La situation s'est compliquée récemment après que le général Haftar a lancé une offensive contre Syrte, ville tenue par l'Etat islamique. Celle-ci a eu peu d'effet au plan militaire, mais beaucoup sur le plan politique, puisqu'il réussit désormais à se positionner auprès des états-majors occidentaux comme une force sur laquelle s'appuyer.

Que doivent faire les Européens pour éviter de reproduire les erreurs commises lors du soulèvement contre Kadhafi, en 2011?

A court terme, l'Europe doit essayer de limiter la dégradation de l'économie, qui ruine l'effort de stabilisation du gouvernement d'union. Un signe positif est venu de Vienne, lundi, avec l'ébauche d'un accord pour la création d'une seule compagnie pétrolière, ce qui permettrait de relancer les exportations de brut et d'apporter de l'oxygène aux caisses de l'Etat.
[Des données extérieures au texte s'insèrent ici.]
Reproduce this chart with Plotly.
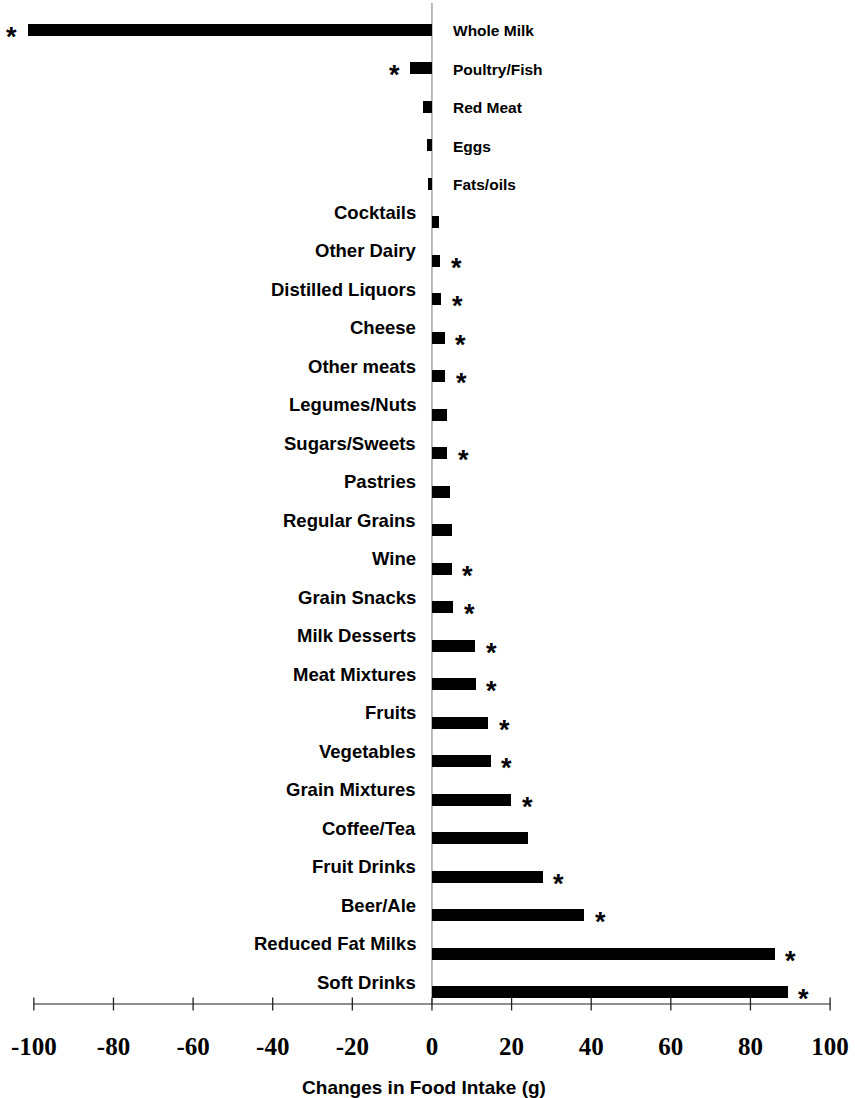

Les occidentaux doivent penser la crise libyenne à long terme et non se limiter aux préoccupations sécuritaires immédiates, la lutte contre Daech et le contrôle de l'immigration, faute de quoi ils perpétueront la fracture du pays.

Pour sortir du chaos qui a permis l'installation de l'EI, il faut encourager l'installation d'un gouvernement central qui gère les grandes questions économiques et laisse les autorités locales s'occuper de la vie au quotidien.

Aider militairement le général Haftar, comme le font les forces spéciales, ainsi que l'Egypte et les Emirats arabes unis, c'est risquer de voir les armes livrées pour combattre Daech servir à perpétuer la guerre civile. Mais aussi d'encourager une surenchère au sein des groupes armés, qui produirait en Libye l'équivalent des peshmergas en Irak: les combattants kurdes aidés par les occidentaux pour combattre Daech profitent de ce soutien pour faire avancer leur agenda séparatiste.